In the history programme at Aarhus University we study the past to understand the present. A thorough knowledge of the past is an important tool for understanding ourselves and the world that we live in. Knowledge of the past provides depth and breadth; it allows us to look beyond the current agenda and put the world in perspective. Studying history does not provide definitive answers to contemporary dilemmas, but it does offer us the opportunity to engage in a continuous dialogue about how the world obtained its present shape, and how we have become who we are.

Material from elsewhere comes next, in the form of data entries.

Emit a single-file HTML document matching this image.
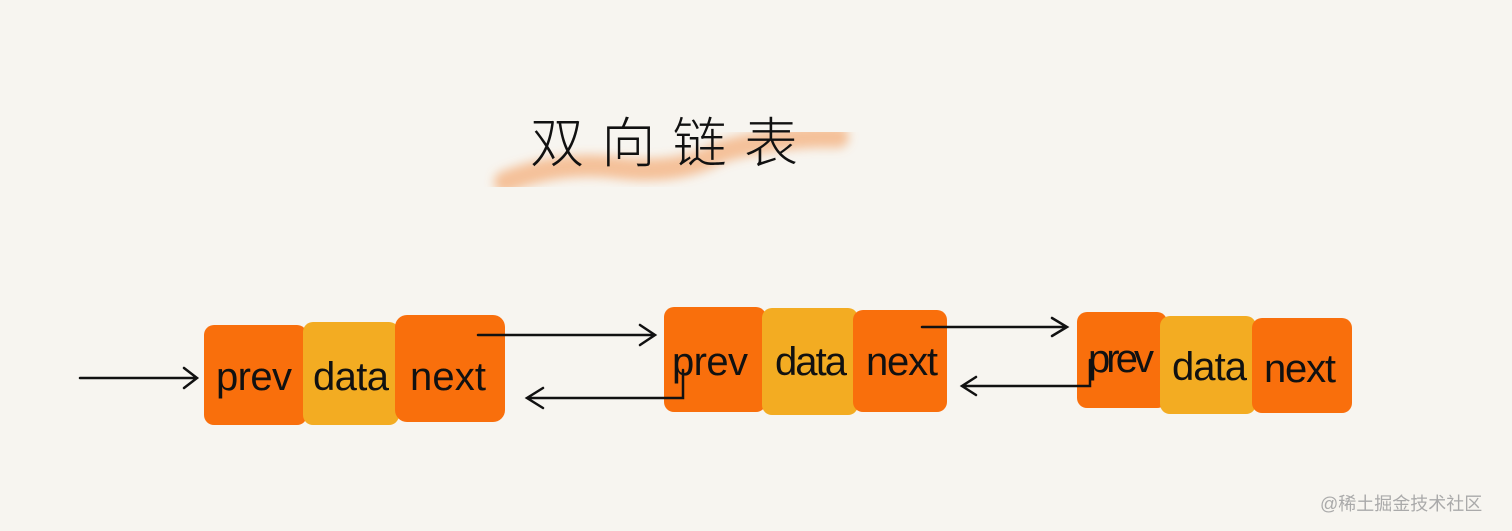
<!DOCTYPE html>
<html><head><meta charset="utf-8"><style>
html,body{margin:0;padding:0;background:#f7f5f0;}
svg{display:block}
</style></head><body>
<svg width="1512" height="531" viewBox="0 0 1512 531" xmlns="http://www.w3.org/2000/svg">
<rect width="1512" height="531" fill="#f7f5f0"/>
<defs><filter id="b"><feGaussianBlur stdDeviation="5"/></filter></defs>
<path d="M505 182 Q560 160 620 168 Q680 175 720 152 Q780 135 838 137" stroke="#f4b88a" stroke-width="22" fill="none" stroke-linecap="round" filter="url(#b)" opacity="0.85"/>
<text x="530" y="162" font-family="Liberation Sans, Noto Sans CJK SC, sans-serif" font-size="54" fill="#111" font-weight="300" textLength="268" lengthAdjust="spacing">双向链表</text>
<g>
<rect x="204" y="325" width="103" height="100" rx="10" fill="#f96f0c"/>
<rect x="303" y="322" width="96" height="103" rx="10" fill="#f3ac22"/>
<rect x="395" y="315" width="110" height="107" rx="12" fill="#f96f0c"/>
<rect x="664" y="307" width="102" height="105" rx="10" fill="#f96f0c"/>
<rect x="762" y="308" width="96" height="107" rx="10" fill="#f3ac22"/>
<rect x="853" y="310" width="94" height="102" rx="10" fill="#f96f0c"/>
<rect x="1077" y="312" width="90" height="96" rx="10" fill="#f96f0c"/>
<rect x="1160" y="316" width="96" height="98" rx="10" fill="#f3ac22"/>
<rect x="1252" y="318" width="100" height="95" rx="10" fill="#f96f0c"/>
</g>
<g font-family="Liberation Sans, sans-serif" font-size="40" fill="#111">
<text x="216" y="390" textLength="76">prev</text>
<text x="313" y="390" textLength="76">data</text>
<text x="410" y="390" textLength="76">next</text>
<text x="672" y="375" textLength="76">prev</text>
<text x="775" y="375" textLength="72">data</text>
<text x="866" y="375" textLength="72">next</text>
<text x="1088" y="372" textLength="66">prev</text>
<text x="1172" y="380" textLength="75">data</text>
<text x="1264" y="382" textLength="72">next</text>
</g>
<g stroke="#111" stroke-width="2.5" fill="none" stroke-linecap="round">
<path d="M80 378 H196 M184 368 L197 378 L184 388"/>
<path d="M478 335 H654 M640 325 L655 335 L640 345"/>
<path d="M683 370 V398 H528 M543 388 L527 398 L543 408"/>
<path d="M922 327 H1066 M1052 318 L1067 327 L1052 336"/>
<path d="M1090 360 V386 H962 M976 377 L962 386 L976 395"/>
</g>
<text x="1320" y="510" font-family="Liberation Sans, Noto Sans CJK SC, sans-serif" font-size="18" fill="#aaa">@稀土掘金技术社区</text>
</svg>
</body></html>
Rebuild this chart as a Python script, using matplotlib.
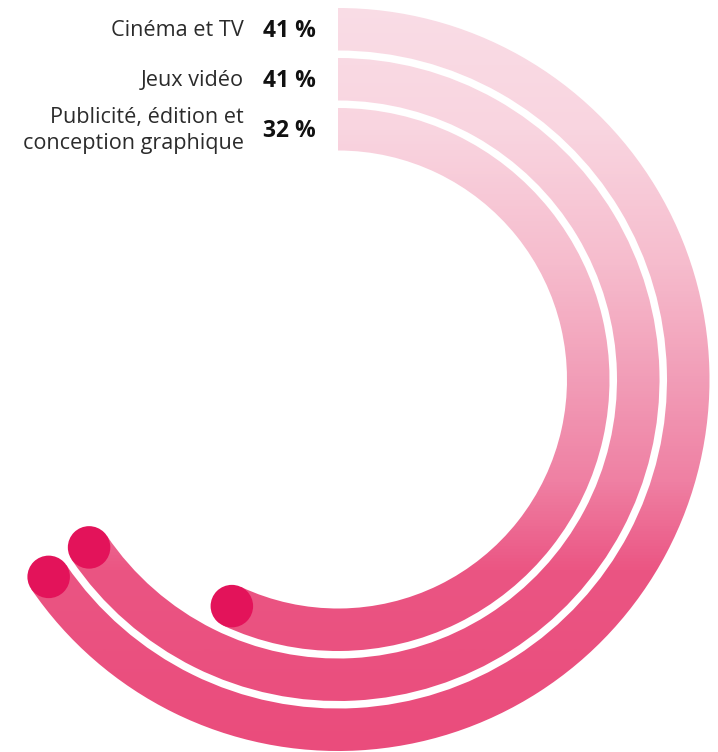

History at Aarhus University offers a strong research community, covering the period from ancient Greece to current political, cultural and social developments in Denmark, Europe and the world. We are concerned not only with the history of what is now Denmark since the early medieval period, but we also seek to place Danish developments within their broader transnational context, while also covering central themes and periods in European and Asian history. Through permanent collaborations with the open-air museum ‘Den gamle By’ and the Manor Museum Gammel Estrup we are at the forefront of research in urban history and manorial culture. We are particularly interested in how the past is remembered and used today, meaning that memory studies occupies an important position in the department. Our research profile is continuously developing, supported by the Research Programme in history and the seminars and other events it organises. We also host a number of collaborative and externally funded research projects. See more at:
The BA programme (taught mainly in Danish) offers a broad introduction to the subject of history, its theory and methodology. Students are introduced to major developments in and interpretations of the past, as well as to the analysis of historical sources. Students are also taught how the past is used in the present. See more at http://bachelor.au.dk/en/history/
Our two-year MA-programme consists of three tracks: cultural history, international and global history and history in combination with a minor subject. The track in cultural history is concerned with topics in cultural history in a broad sense. Students take courses in cultural theory and are trained in the communication of research-based knowledge to different audiences. The track in international and global history is taught in English, focussing on international and global developments over the last 200 years. History with a minor subject gives candidates the skills required to teach in secondary education in Denmark. Overall, the MA programme aims to enhance students’ theoretical and methodological competences and emphasize independent academic work. See more at http://kandidat.au.dk/en/history/
Outreach and dissemination of academic knowledge are crucial. We are particularly proud to host the leading website about Danish history www.danmarkshistorien.dk. The site contains surveys, articles, sources, films, quizzes and much more. In 2018 the site had close to 3 million visits and since it's launch in 2009 it has had more than 35 million page views. The department is also active in disseminating knowledge about urban history through The Danish Centre for Urban History.